The eight burghers soon returned, among them a young man who was nursing a wounded man on the farm. In the night we went into the veld with a small brother of his, who rode a mule, and returned in the morning to watch the enemy’s movements from the roof of the house. My horse was so ill with horse-sickness that it shook under me. The enemy suddenly appeared on the long bult (hill) along which I had come the day before. I carried my saddle into the house and fled into the veld. From behind an ant-hill I watched the enemy shooting my poor sick horse. They passed by me several times, but at last I was discovered, and had to give up my beloved Mauser without a chance of defending myself. My two companions escaped. This happened on April 3, 1901.
Fortunately, I fell into the hands of decent khakies who did not insist on examining my old veld-shoes that I was using as a money-box, so I was able to keep my precious four pounds. They took from me only a few trifles by way of curiosities, and said I was sure to be robbed of them sooner or later by the soldiers in the camp. I was told that I could congratulate myself that I was made prisoner, as many columns were coming down upon us from all directions, so that we would be obliged to surrender that very day. I answered that the war had given sufficient proof that their expectations were not always realized.
When the officers of the guard were told that I was taken under arms, a curt order was given to ‘Let him walk.’ When I protested and pointed out that I was a prisoner of war and not a criminal, I was treated with consideration as an ordinary soldier. I was taken by Babington’s force.
The following day the waggon lager arrived at Tafelkop, and the cavalry that had been sent on to capture our lager joined the camp minus any prisoners. When the enemy’s lager arrived at Potchefstroom a week later, it brought along seventeen or eighteen ‘hands-uppers,’ one ambulance doctor, several families, and one prisoner of war.

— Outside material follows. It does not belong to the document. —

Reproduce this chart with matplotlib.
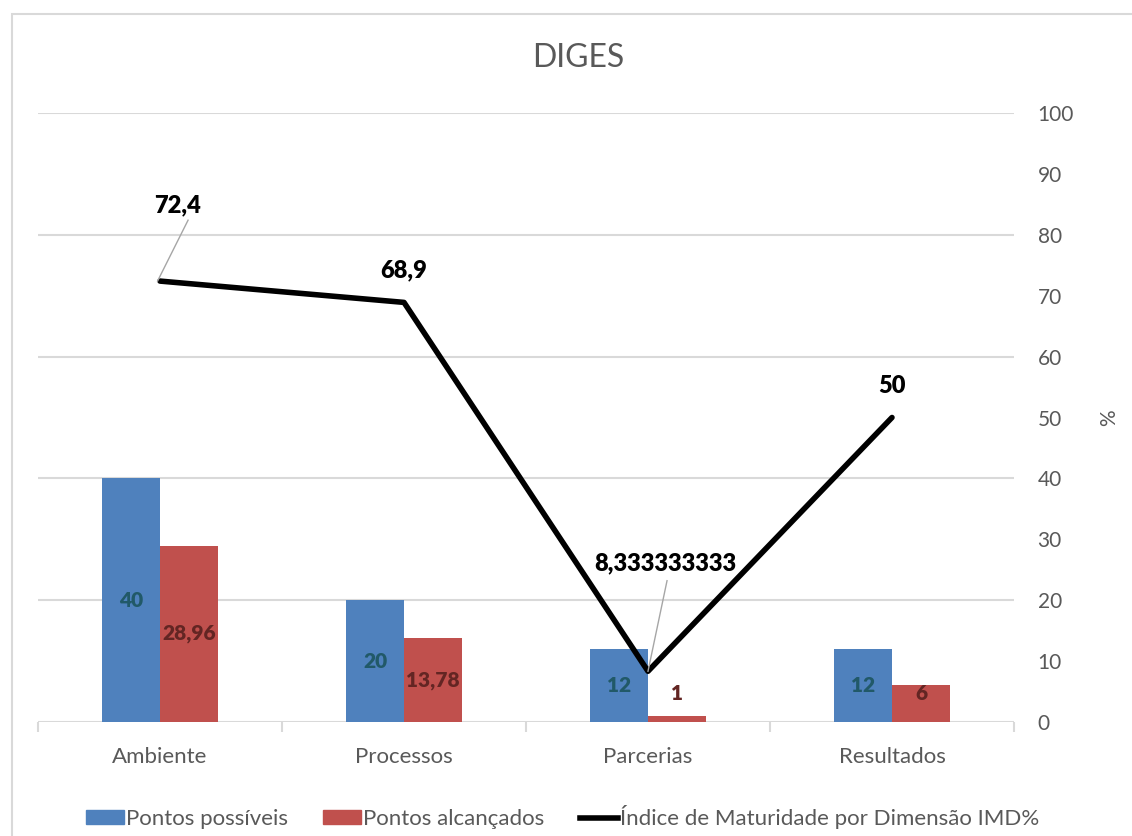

Six of the ‘hands-uppers’ told me that the whole month we were camped at Tafelkop they had hidden from us in their bedrooms so as not to be obliged to break their oath of neutrality.

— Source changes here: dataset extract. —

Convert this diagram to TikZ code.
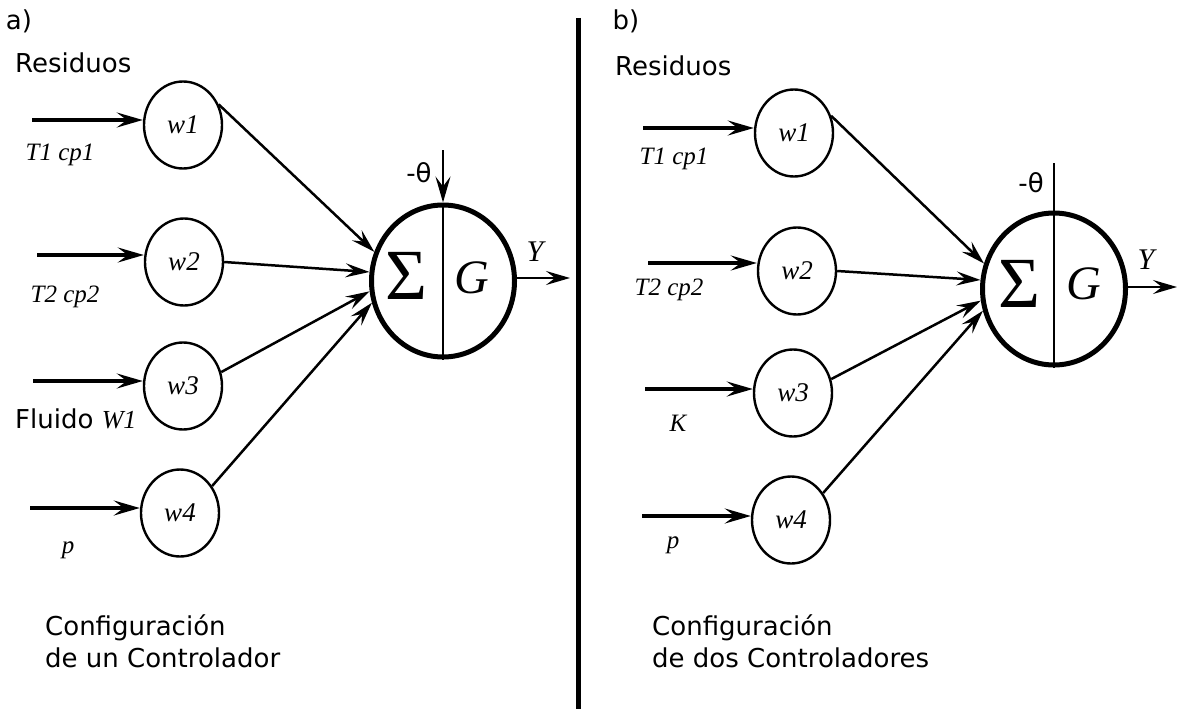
\documentclass[tikz,border=0pt]{standalone}
\usepackage{fontspec}
\setmainfont{DejaVu Sans}
\newfontfamily\tms{Liberation Serif}
\usetikzlibrary{arrows.meta,shapes.geometric}
\tikzset{
  wnode/.style={ellipse, draw, line width=2.4pt, minimum width=78pt, minimum height=87pt,
    inner sep=0pt, font=\tms\itshape\fontsize{27}{27}\selectfont},
  sumnode/.style={ellipse, draw, line width=5pt, minimum width=143pt, minimum height=152pt,
    inner sep=0pt},
  inarr/.style={-{Stealth[length=26pt,width=15pt,inset=10pt]}, line width=3.4pt},
  conarr/.style={-{Stealth[length=24pt,width=14pt,inset=9pt]}, line width=2.5pt},
  thline/.style={line width=2.5pt},
  lbl/.style={font=\fontsize{26}{26}\selectfont, inner sep=0pt},
  varlbl/.style={font=\tms\itshape\fontsize{25}{25}\selectfont, inner sep=0pt},
  siglbl/.style={font=\tms\fontsize{72}{72}\selectfont, inner sep=0pt},
  glbl/.style={font=\tms\itshape\fontsize{48}{48}\selectfont, inner sep=0pt}
}

\begin{document}
\begin{tikzpicture}[x=1pt,y=-1pt]
  \useasboundingbox (0,0) rectangle (1177,709);

  % divider
  \draw[line width=5pt] (578,18) -- (578,709);

  % ---- a) one controller
  \node[lbl] (tagA) at (19,21) {a)};
  \node[lbl, anchor=west] (resA) at (15,63) {Residuos};

  \node[wnode] (wA1) at (183,125) {w1};
  \node[wnode] (wA2) at (184,262) {w2};
  \node[wnode] (wA3) at (183,386) {w3};
  \node[wnode] (wA4) at (180,513) {w4};

  \coordinate (inA1) at (32,120);
  \coordinate (inA2) at (37,255);
  \coordinate (inA3) at (33,381);
  \coordinate (inA4) at (30,508);
  \draw[inarr] (inA1) -- (inA1 -| wA1.west);
  \draw[inarr] (inA2) -- (inA2 -| wA2.west);
  \draw[inarr] (inA3) -- (inA3 -| wA3.west);
  \draw[inarr] (inA4) -- (inA4 -| wA4.west);

  \node[varlbl] (tA1) at (60,155) {T1 cp1};
  \node[varlbl] (tA2) at (65,297) {T2 cp2};
  \node[lbl, anchor=west] (tA3) at (15,419) {Fluido {\tms\itshape W1}};
  \node[varlbl] (tA4) at (68,550) {p};

  \node[sumnode] (sumA) at (443,281) {};
  \draw[thline] (sumA.north) -- (sumA.south);
  \node[siglbl] (sigA) at (406,276) {Σ};
  \node[glbl] (gA) at (472,278) {G};

  \coordinate (thA) at (443,150);
  \draw[inarr, line width=2.5pt] (thA) -- (sumA.north);
  \node[lbl] (thlA) at (419,173) {-θ};

  \coordinate (outA) at (570,278);
  \draw[conarr] (outA -| sumA.east) -- (outA);
  \node[varlbl, font=\tms\itshape\fontsize{30}{30}\selectfont] (yA) at (535,252) {Y};

  \draw[conarr] (wA1.30) -- (sumA.157);
  \draw[conarr] (wA2.east) -- (sumA.173);
  \draw[conarr] (wA3.20) -- (sumA.188);
  \draw[conarr] (wA4.40) -- (sumA.197);

  \node[lbl, anchor=west, align=left] (capA) at (45,641)
    {Configuración\\[6pt]de un Controlador};

  % ---- b) two controllers
  \node[lbl] (tagB) at (626,21) {b)};
  \node[lbl, anchor=west] (resB) at (615,66) {Residuos};

  \node[wnode] (wB1) at (794,133) {w1};
  \node[wnode] (wB2) at (797,271) {w2};
  \node[wnode] (wB3) at (793,393) {w3};
  \node[wnode] (wB4) at (791,520) {w4};

  \coordinate (inB1) at (643,128);
  \coordinate (inB2) at (648,263);
  \coordinate (inB3) at (645,389);
  \coordinate (inB4) at (642,516);
  \draw[inarr] (inB1) -- (inB1 -| wB1.west);
  \draw[inarr] (inB2) -- (inB2 -| wB2.west);
  \draw[inarr] (inB3) -- (inB3 -| wB3.west);
  \draw[inarr] (inB4) -- (inB4 -| wB4.west);

  \node[varlbl] (tB1) at (674,159) {T1 cp1};
  \node[varlbl] (tB2) at (669,290) {T2 cp2};
  \node[varlbl] (tB3) at (678,423) {K};
  \node[varlbl] (tB4) at (673,545) {p};

  \node[sumnode] (sumB) at (1054,289) {};
  \coordinate (thB) at (1054,163);
  \draw[thline] (thB) -- (sumB.south);
  \node[siglbl] (sigB) at (1019,284) {Σ};
  \node[glbl] (gB) at (1084,284) {G};
  \node[lbl] (thlB) at (1031,183) {-θ};

  \coordinate (outB) at (1177,287);
  \draw[conarr] (outB -| sumB.east) -- (outB);
  \node[varlbl, font=\tms\itshape\fontsize{30}{30}\selectfont] (yB) at (1146,260) {Y};

  \draw[conarr] (wB1.25) -- (sumB.160);
  \draw[conarr] (wB2.east) -- (sumB.173);
  \draw[conarr] (wB3.20) -- (sumB.189);
  \draw[conarr] (wB4.40) -- (sumB.197);

  \node[lbl, anchor=west, align=left] (capB) at (652,641)
    {Configuración\\[6pt]de dos Controladores};
\end{tikzpicture}
\end{document}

I came across an old acquaintance of mine in the lager—Phister, who had served under Commandant Boshoff. I knew that he had been wounded in the leg at the Battle of Stompies and taken by our men to Rietpan. On the trek from Ventersdorp to Potchefstroom I discovered him lying on his back in the blazing sun on an open trolley, near to Potchefstroom; he shouted to me that he had had nothing to eat during the whole of the eighteen hours’ trek.
In Potchefstroom our trolley, with the twelve ‘hands-uppers,’ the ambulance doctor, and myself, was sent in the direction of the prison. People came towards us from all directions. Some women called out to us: ‘Why were you so stupid as to let yourselves be caught?’ Others inquired, weeping, after husbands and sons.